The Swedish Tax Agency is fully backing the EU’s ViDA package and mandatory e-invoicing, citing real-world results in VAT fraud prevention.
On 14 April 2025, the Swedish Tax Agency reported stopping incorrect VAT payments totaling SEK 534 million. This success was part of a broader effort to safeguard the VAT system from fraud and manipulation.
Why the ViDA package matters
The agency’s announcement underscored the critical role of the ViDA package in modernizing VAT reporting across the EU. Central to this modernization is mandatory e-invoicing, which the agency sees as a powerful tool to combat fraud.
Currently, many of these fraud attempts are identified and stopped manually. However, with e-invoicing, the agency believes these attacks could be prevented altogether—automatically and at scale.
E‑invoicing as a preventive shield
By introducing real-time data exchange through structured digital invoices, e-invoicing offers more than just administrative ease. It creates a transparent, trackable, and verifiable audit trail. For tax authorities, that means fewer loopholes. For businesses, it translates into faster processes and fewer compliance risks.

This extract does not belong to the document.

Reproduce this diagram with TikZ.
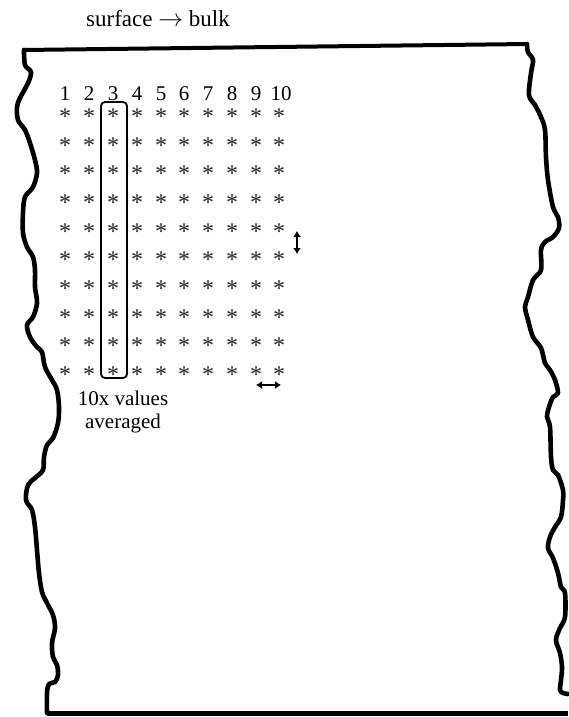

According to the Swedish Tax Agency, national e-invoicing would make it nearly impossible to implement the types of fraud they’ve just stopped. It’s not just a technological upgrade—it’s a strategic defense mechanism.
Where Sweden stands
Sweden is now joining the growing support within the EU for a unified, digital-first VAT system. With the demonstrated impact of its control measures and the promising future of e-invoicing, the country’s tax authority has made its position clear.
Their message? The EU can’t afford to wait.